Born February 25, 1927; Died July 7, 2014.
Dickie Jones, who has died aged 87, appeared in more than 100 films and starred in his own western television series, but for his most celebrated role he did not appear on screen at all. Jones provided the voice for Pinocchio in Walt Disney's second full-length animated feature film. And as such he was one of the last surviving links with the studio's original golden age of feature animation.
He was only 10 when he was hired to provide both the speaking and singing voice of the puppet who is transformed into a little boy. But Jones had already been in dozens of films and had worked with the likes of Laurel and Hardy and John Wayne.
Before films, he had also been a star on the rodeo circuit. The son of a newspaper editor, Richard Percy Jones was born in Snyder, Texas, in 1927. He learned to ride as an infant and was billed as the world's youngest trick rider and trick roper.
Hoot Gibson, a rodeo star who had been in silent movies and early talkies, persuaded Jones's parents that his future lay in Hollywood. By the mid-1930s, the boy was making as many as ten or more films a year, features and shorts, major roles and minor roles, including the younger version of the title character in Little Lord Fauntleroy (1936), with Freddie Bartholomew as the older boy.

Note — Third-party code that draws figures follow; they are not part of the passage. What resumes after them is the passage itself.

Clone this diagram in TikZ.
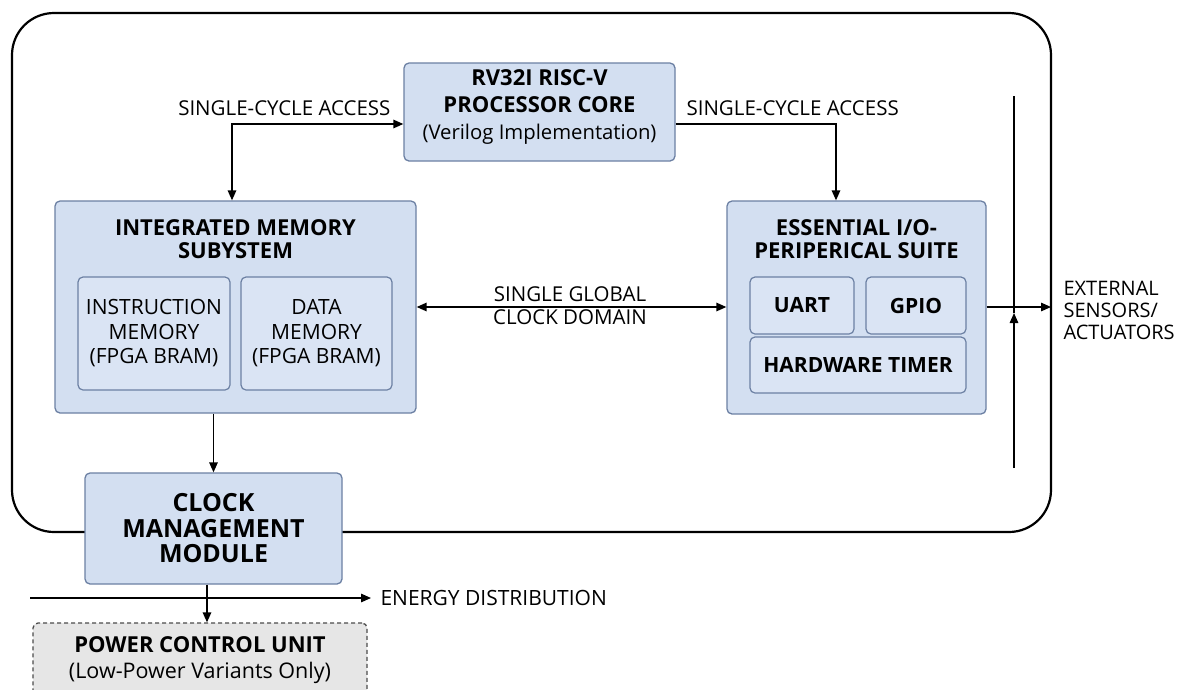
\documentclass[tikz,border=0pt]{standalone}
\usepackage{fontspec}
\setmainfont{Open Sans}
\usetikzlibrary{arrows.meta,positioning}

\definecolor{blkfill}{RGB}{211,223,241}
\definecolor{subfill}{RGB}{218,228,244}
\definecolor{blkline}{RGB}{108,128,163}
\definecolor{pcufill}{RGB}{230,230,230}

\newcommand{\bigbf}{\bfseries\fontsize{22}{23}\selectfont}

\begin{document}
\begin{tikzpicture}[x=1pt,y=-1pt,>={Triangle[length=10pt,width=8.5pt]},
    blk/.style={draw=blkline,fill=blkfill,line width=1.3pt,rounded corners=5pt,
      align=center,inner sep=0pt,font=\fontsize{21}{24.5}\selectfont},
    subblk/.style={blk,fill=subfill,line width=1.2pt},
    ttl/.style={align=center,font=\fontsize{22}{23.5}\selectfont\bfseries},
    lbl/.style={align=center,font=\fontsize{20.5}{23}\selectfont},
    wire/.style={line width=1.4pt}]
    \useasboundingbox (0,0) rectangle (1179,689);
    \clip (0,0) rectangle (1179,689);
    \fill[white] (0,0) rectangle (1179,689);
    % outer system frame
    \draw[line width=2.2pt,rounded corners=42pt] (12,13) rectangle (1051,532);
    % processor
    \node[blk,minimum width=271pt,minimum height=98pt] (proc) at (539.5,112) {};
    \node[align=center,font=\fontsize{20.3}{27}\selectfont] (proctxt) at (539.5,107)
        {\bigbf RV32I RISC-V\\\bigbf PROCESSOR CORE\\(Verilog Implementation)};
    % memory subsystem
    \node[blk,minimum width=361pt,minimum height=212pt] (mem) at (235.5,307) {};
    \node[ttl] (memttl) at (235.5,239) {INTEGRATED MEMORY\\SUBYSTEM};
    \node[subblk,minimum width=152pt,minimum height=113pt] (imem) at (154,333.5)
        {INSTRUCTION\\MEMORY\\(FPGA BRAM)};
    \node[subblk,minimum width=151pt,minimum height=113pt] (dmem) at (316.5,333.5)
        {DATA\\MEMORY\\(FPGA BRAM)};
    % peripherals
    \node[blk,minimum width=259pt,minimum height=213pt] (io) at (856.5,307.5) {};
    \node[ttl] (iottl) at (856.5,239) {ESSENTIAL I/O-\\PERIPERICAL SUITE};
    \node[subblk,minimum width=104pt,minimum height=57pt] (uart) at (802,305.5) {\bfseries UART};
    \node[subblk,minimum width=100pt,minimum height=57pt] (gpio) at (916,305.5) {\bfseries GPIO};
    \node[subblk,minimum width=216pt,minimum height=56pt] (tmr) at (858,365) {\bfseries HARDWARE TIMER};
    % clock and power
    \node[blk,minimum width=257pt,minimum height=111pt,font=\fontsize{25}{25.5}\selectfont\bfseries]
        (clk) at (213.5,528.5) {CLOCK\\MANAGEMENT\\MODULE};
    \node[draw=black!70,fill=pcufill,dash pattern=on 4pt off 3pt,line width=1.3pt,rounded corners=5pt,
        minimum width=334pt,minimum height=76pt,inner sep=0pt] (pcu) at (200,661) {};
    \node[align=center,font=\fontsize{21.5}{26}\selectfont] (pcuttl) at (200,660)
        {\bigbf POWER CONTROL UNIT\\(Low-Power Variants Only)};
    % connectors
    \draw[wire,<->] ([yshift=-12pt]proc.west) -| ([xshift=-3.5pt]mem.north);
    \node[lbl,anchor=south east] (accl) at (394,119) {SINGLE-CYCLE ACCESS};
    \draw[wire,->] ([yshift=-12pt]proc.east) -| ([xshift=-20.5pt]io.north);
    \node[lbl,anchor=south west] (accr) at (683,119) {SINGLE-CYCLE ACCESS};
    \draw[wire,<->] (mem.east) -- (mem.east -| io.west);
    \node[lbl] (gclk) at (570,306) {SINGLE GLOBAL\\CLOCK DOMAIN};
    \coordinate (ext) at (1051,307);
    \draw[wire,->] (io.east |- ext) -- (ext);
    \node[lbl,anchor=west,align=left,font=\fontsize{20}{22}\selectfont] (extlbl) at (1060,310)
        {EXTERNAL\\SENSORS/\\ACTUATORS};
    \coordinate (bustop) at (1014,96);
    \coordinate (busmid) at (1014,313);
    \coordinate (busbot) at (1014,468);
    \draw[wire,->] (busbot) -- (busmid);
    \draw[wire] (busmid) -- (bustop);
    \draw[wire,->] (mem.south -| clk.north) -- (clk.north);
    \coordinate (enstart) at (30,598);
    \coordinate (enend) at (371,598);
    \draw[wire,->] (enstart) -- (enend);
    \node[lbl,anchor=west,font=\fontsize{21}{23}\selectfont] (enlbl) at (377,598) {ENERGY DISTRIBUTION};
    \draw[wire,->] ([xshift=-6.5pt]clk.south) -- ([xshift=-6.5pt]clk.south |- pcu.north);
\end{tikzpicture}
\end{document}
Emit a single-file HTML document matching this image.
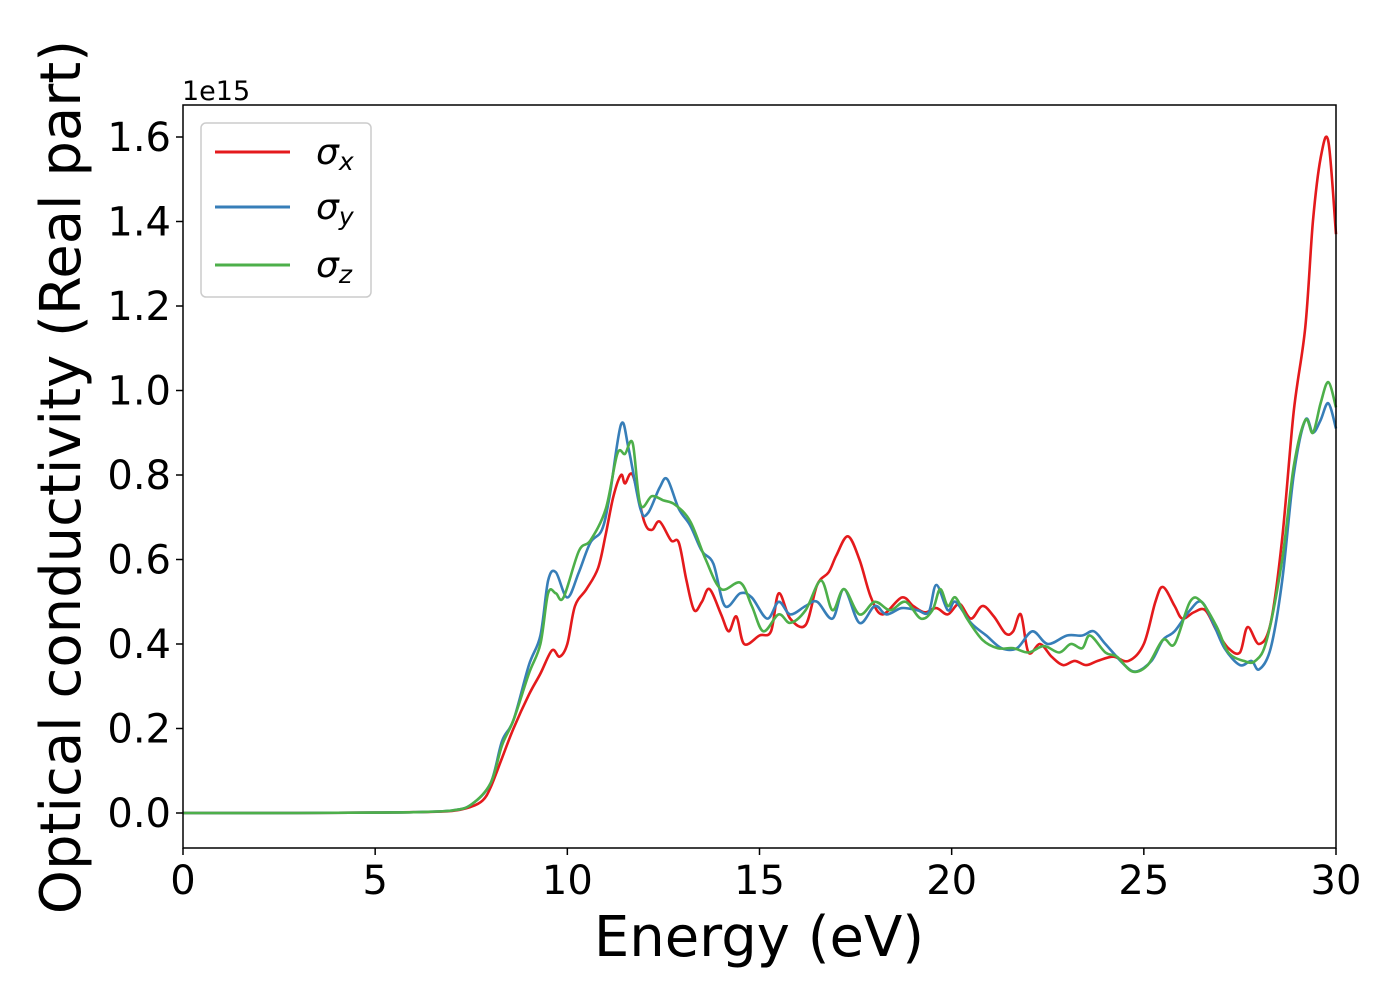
<!DOCTYPE html>
<html><head><meta charset="utf-8"><style>
body{margin:0;background:#fff;}
svg{display:block;font-family:"DejaVu Sans","Liberation Sans",sans-serif;}
</style></head><body>
<svg id="chart" width="1400" height="1000" viewBox="0 0 1400 1000">
<rect x="0" y="0" width="1400" height="1000" fill="#fff"/>
<g id="lines"></g>
<rect x="183" y="105" width="1153" height="743" fill="none" stroke="#000" stroke-width="1.5"/>
<g id="xticks"></g>
<g id="yticks"></g>
<text x="182" y="100" font-size="27">1e15</text>
<text x="759" y="956" font-size="56" text-anchor="middle">Energy (eV)</text>
<text transform="translate(80,477) rotate(-90)" font-size="56" text-anchor="middle">Optical conductivity (Real part)</text>
<g>
<rect x="201" y="123" width="170" height="174" rx="5" fill="#fff" fill-opacity="0.8" stroke="#ccc" stroke-width="1.5"/>
<line x1="215" y1="152" x2="290" y2="152" stroke="#e41a1c" stroke-width="3"/>
<text x="316" y="164" font-size="36" font-style="italic">σ<tspan font-size="25" dy="6">x</tspan></text>
<line x1="215" y1="207" x2="290" y2="207" stroke="#377eb8" stroke-width="3"/>
<text x="316" y="219" font-size="36" font-style="italic">σ<tspan font-size="25" dy="6">y</tspan></text>
<line x1="215" y1="265" x2="290" y2="265" stroke="#4daf4a" stroke-width="3"/>
<text x="316" y="277" font-size="36" font-style="italic">σ<tspan font-size="25" dy="6">z</tspan></text>
</g>
</svg>
<script>
const xTicks=[0,5,10,15,20,25,30];
const yTicks=[0.0,0.2,0.4,0.6,0.8,1.0,1.2,1.4,1.6];
const xE=[0,3,5,6,7,7.5,7.8,8.0,8.3,8.6,9.0,9.3,9.6,9.8,10.0,10.2,10.5,10.8,11.0,11.2,11.4,11.5,11.7,12.0,12.2,12.4,12.7,12.9,13.1,13.3,13.5,13.7,14.0,14.2,14.4,14.6,15.0,15.3,15.5,15.8,16.2,16.5,16.8,17.0,17.3,17.6,17.9,18.2,18.7,19.0,19.3,19.6,19.9,20.2,20.5,20.8,21.1,21.4,21.6,21.8,22.0,22.3,22.6,22.9,23.2,23.5,23.8,24.2,24.6,25.0,25.3,25.5,25.8,26.0,26.3,26.6,26.9,27.2,27.5,27.7,28.0,28.3,28.6,28.9,29.2,29.4,29.6,29.8,30];
const sigmaX=[0,0,0.001,0.002,0.005,0.015,0.03,0.06,0.13,0.2,0.28,0.33,0.385,0.37,0.40,0.49,0.53,0.58,0.66,0.75,0.80,0.78,0.80,0.69,0.67,0.69,0.645,0.64,0.55,0.48,0.50,0.53,0.47,0.43,0.465,0.40,0.42,0.43,0.52,0.46,0.445,0.54,0.57,0.61,0.655,0.60,0.51,0.47,0.51,0.49,0.475,0.485,0.47,0.495,0.46,0.49,0.465,0.425,0.43,0.47,0.38,0.40,0.37,0.35,0.36,0.35,0.36,0.37,0.36,0.40,0.50,0.535,0.49,0.46,0.475,0.48,0.43,0.39,0.38,0.44,0.40,0.45,0.65,0.95,1.15,1.40,1.55,1.59,1.37];
const yE=[0,3,5,6,7,7.5,8.0,8.3,8.6,9.0,9.3,9.5,9.7,10.0,10.3,10.6,10.9,11.1,11.4,11.6,11.9,12.1,12.4,12.6,12.9,13.2,13.5,13.8,14.1,14.5,14.8,15.2,15.5,15.8,16.2,16.5,16.9,17.2,17.6,18.0,18.3,18.7,19.1,19.4,19.6,19.9,20.1,20.5,20.9,21.3,21.7,22.1,22.5,23.0,23.4,23.7,24.0,24.5,24.8,25.2,25.5,25.8,26.2,26.5,26.8,27.1,27.5,27.8,28.0,28.3,28.6,28.9,29.2,29.4,29.6,29.8,30];
const sigmaY=[0,0,0.001,0.002,0.006,0.02,0.07,0.17,0.22,0.35,0.42,0.55,0.57,0.51,0.57,0.64,0.67,0.75,0.92,0.86,0.72,0.71,0.77,0.79,0.72,0.68,0.62,0.59,0.49,0.52,0.51,0.46,0.50,0.47,0.49,0.50,0.46,0.53,0.45,0.49,0.47,0.485,0.48,0.475,0.54,0.48,0.50,0.45,0.42,0.39,0.39,0.43,0.40,0.42,0.42,0.43,0.40,0.35,0.335,0.36,0.41,0.43,0.48,0.50,0.45,0.39,0.35,0.36,0.34,0.39,0.55,0.80,0.93,0.90,0.93,0.97,0.91];
const zE=[0,3,5,6,7,7.5,8.0,8.3,8.6,9.0,9.3,9.5,9.7,9.9,10.3,10.6,11.0,11.3,11.5,11.7,11.9,12.2,12.5,12.8,13.2,13.6,14.0,14.5,14.8,15.1,15.5,15.8,16.2,16.6,16.9,17.2,17.6,18.0,18.4,18.8,19.2,19.5,19.7,19.9,20.1,20.4,20.8,21.2,21.6,22.0,22.4,22.8,23.1,23.4,23.6,24.0,24.3,24.7,25.1,25.5,25.8,26.2,26.5,26.9,27.2,27.6,27.9,28.2,28.6,28.9,29.2,29.4,29.6,29.8,30];
const sigmaZ=[0,0,0.001,0.002,0.006,0.02,0.07,0.16,0.22,0.33,0.40,0.52,0.52,0.51,0.62,0.645,0.72,0.85,0.85,0.875,0.73,0.75,0.74,0.73,0.69,0.60,0.53,0.545,0.49,0.43,0.47,0.45,0.48,0.55,0.48,0.53,0.47,0.50,0.48,0.50,0.46,0.48,0.53,0.49,0.51,0.46,0.41,0.39,0.39,0.38,0.395,0.38,0.40,0.39,0.42,0.38,0.37,0.335,0.35,0.41,0.40,0.50,0.50,0.44,0.38,0.36,0.36,0.41,0.60,0.82,0.93,0.90,0.97,1.02,0.96];

const NS='http://www.w3.org/2000/svg';
const X0=183,X1=1336,Y0val=813,PXU=422.5;
function sx(e){return X0+(e/30)*(X1-X0);}
function sy(v){return Y0val-v*PXU;}
function smooth(xs,ys){
  const p=xs.map((x,i)=>[sx(x),sy(ys[i])]);
  let d='M'+p[0][0].toFixed(1)+','+p[0][1].toFixed(1);
  for(let i=0;i<p.length-1;i++){
    const a=p[Math.max(i-1,0)],b=p[i],c=p[i+1],e=p[Math.min(i+2,p.length-1)];
    const c1=[b[0]+(c[0]-a[0])/6,b[1]+(c[1]-a[1])/6];
    const c2=[c[0]-(e[0]-b[0])/6,c[1]-(e[1]-b[1])/6];
    d+='C'+c1[0].toFixed(1)+','+c1[1].toFixed(1)+' '+c2[0].toFixed(1)+','+c2[1].toFixed(1)+' '+c[0].toFixed(1)+','+c[1].toFixed(1);
  }
  return d;
}
const lines=document.getElementById('lines');
[[xE,sigmaX,'#e41a1c','sigma-x-line'],[yE,sigmaY,'#377eb8','sigma-y-line'],[zE,sigmaZ,'#4daf4a','sigma-z-line']].forEach(s=>{
  const path=document.createElementNS(NS,'path');
  path.setAttribute('d',smooth(s[0],s[1]));
  path.setAttribute('fill','none');
  path.setAttribute('stroke',s[2]);
  path.setAttribute('stroke-width','2.6');
  path.setAttribute('stroke-linejoin','round');
  
  
  lines.appendChild(path);
});
const xg=document.getElementById('xticks');
xTicks.forEach(t=>{
  const l=document.createElementNS(NS,'line');
  l.setAttribute('x1',sx(t));l.setAttribute('x2',sx(t));l.setAttribute('y1',848);l.setAttribute('y2',855);
  l.setAttribute('stroke','#000');l.setAttribute('stroke-width','1.5');
  
  
  xg.appendChild(l);
  const tx=document.createElementNS(NS,'text');
  tx.setAttribute('x',sx(t));tx.setAttribute('y',894);tx.setAttribute('font-size','40');tx.setAttribute('text-anchor','middle');
  tx.textContent=t;
  
  
  xg.appendChild(tx);
});
const yg=document.getElementById('yticks');
yTicks.forEach(t=>{
  const l=document.createElementNS(NS,'line');
  l.setAttribute('x1',176);l.setAttribute('x2',183);l.setAttribute('y1',sy(t));l.setAttribute('y2',sy(t));
  l.setAttribute('stroke','#000');l.setAttribute('stroke-width','1.5');
  
  
  yg.appendChild(l);
  const tx=document.createElementNS(NS,'text');
  tx.setAttribute('x',171);tx.setAttribute('y',sy(t)+14);tx.setAttribute('font-size','40');tx.setAttribute('text-anchor','end');
  tx.textContent=t.toFixed(1);
  
  
  yg.appendChild(tx);
});
</script>
</body></html>
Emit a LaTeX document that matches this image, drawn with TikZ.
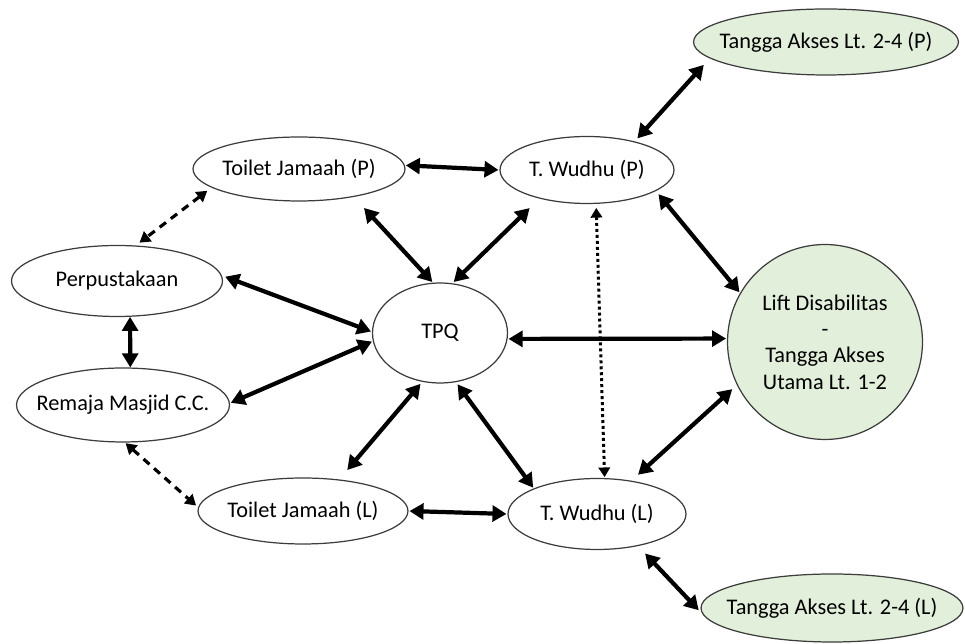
\documentclass[tikz,border=0pt]{standalone}
\usepackage{fontspec}
\setmainfont{Carlito}
\usetikzlibrary{shapes.geometric}
\usetikzlibrary{arrows.meta}
\definecolor{green1}{RGB}{226, 239, 218}
\definecolor{gray1}{RGB}{60, 60, 60}

\begin{document}
\begin{tikzpicture}[x=0.02cm, y=-0.02cm,
  place/.style={ellipse, draw=gray1, line width=0.7pt, inner xsep=-10pt, inner ysep=0pt,
    font=\fontsize{12.7}{15}\selectfont},
  greenplace/.style={place, fill=green1},
  biarrow/.style={line width=2.4pt, {Triangle[length=8pt,width=9pt]}-{Triangle[length=8pt,width=9pt]}},
  dasharrow/.style={line width=1.8pt, dash pattern=on 4.5pt off 3.5pt,
    {Triangle[length=6pt,width=7pt]}-{Triangle[length=6pt,width=7pt]}},
  dotarrow/.style={line width=1.7pt, dash pattern=on 1.7pt off 1.7pt,
    {Triangle[length=5.5pt,width=6.5pt]}-{Triangle[length=5.5pt,width=6.5pt]}}]
  \useasboundingbox (0,0) rectangle (965,644);

  \node[place, minimum width=4.24cm, minimum height=1.28cm] (tjp) at (299,169) {Toilet Jamaah (P)};
  \node[place, minimum width=3.48cm, minimum height=1.34cm] (twp) at (587,170) {T. Wudhu (P)};
  \node[place, minimum width=4.22cm, minimum height=1.42cm] (perpus) at (117,281) {Perpustakaan};
  \node[place, minimum width=4.26cm, minimum height=1.48cm] (remaja) at (123,405) {Remaja Masjid C.C.};
  \node[place, minimum width=2.7cm, minimum height=2cm] (tpq) at (440,333) {TPQ};
  \node[place, minimum width=4.2cm, minimum height=1.32cm] (tjl) at (303,511) {Toilet Jamaah (L)};
  \node[place, minimum width=3.56cm, minimum height=1.42cm] (twl) at (597,514) {T. Wudhu (L)};

  \node[greenplace, circle, inner sep=0pt, minimum size=3.9cm, align=center] (lift) at (825,342)
    {Lift Disabilitas\\-\\Tangga Akses\\Utama Lt. 1-2};
  \node[greenplace, minimum width=5.3cm, minimum height=1.32cm] (tap) at (826,42) {Tangga Akses Lt. 2-4 (P)};
  \node[greenplace, minimum width=5.24cm, minimum height=1.36cm] (tal) at (832,608) {Tangga Akses Lt. 2-4 (L)};

  \foreach \from/\to/\sa/\sb in {tjp.2/twp.180/0.5/0.5, tjp.-27/tpq.98/8.5/0.5,
      twp.211/tpq.76/7.7/1, perpus.3/tpq.179/2/0.5, remaja.1/tpq.187/0.5/0.5,
      perpus.-70/remaja.79/0/0, tpq.250/tjl.41/1.5/7, tpq.-72/twl.158/1.5/0.5,
      tjl.0/twl.180/0.5/0.5, tpq.-5/lift.178/0.5/0.5, twp.-17/lift.150/2.3/0.5,
      twl.44/lift.206/5/3.5, twp.31/tap.188/2.3/5, twl.-38/tal.183/5.8/3.5}
   \draw[biarrow, shorten <=\sa pt, shorten >=\sb pt] (\from) -- (\to);

  \draw[dasharrow, shorten <=3pt, shorten >=2.6pt] (tjp.192) -- (perpus.62);
  \draw[dasharrow, shorten <=0.5pt, shorten >=1.5pt] (remaja.-87) -- (tjl.178);
  \draw[dotarrow, shorten <=2.3pt, shorten >=0.5pt] (twp.-75) -- (twl.78);
\end{tikzpicture}
\end{document}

Jones disliked being cooped up indoors for the endless recording sessions on Pinocchio, preferring the outdoor life on westerns and adventure movies.
His biggest challenge was probably the scene in which Pinocchio talks under water. "They had me lie on a table and poured water in my mouth while I tried to read the dialogue," he said. "I almost drowned."
He also resented not being able to mix with other children his own age. He later adapted Pinocchio's own lines to complain: "I wanted to be a real boy."
Pinocchio was released in 1940 and, like Disney's first animated feature Snow White and the Seven Dwarfs (1937), it was a major success. Actors did not receive on-screen credits for voice work in those days, but Jones continued working regularly and had the starring role in the television series Buffalo Bill Jr (1955-56).
By the early 1960s, he was appearing in fewer films and television shows. He had already trained as a carpenter and subsequently quit acting to become an estate agent.
He was officially designated a Disney Legend in 2000, but he admitted that he had watched Pinocchio only once between its release and the 70th anniversary DVD release, and even then it was to prepare for promotional duties.
He is survived by Betty, his wife of 66 years, four children, six grandchildren and five great-grandchildren.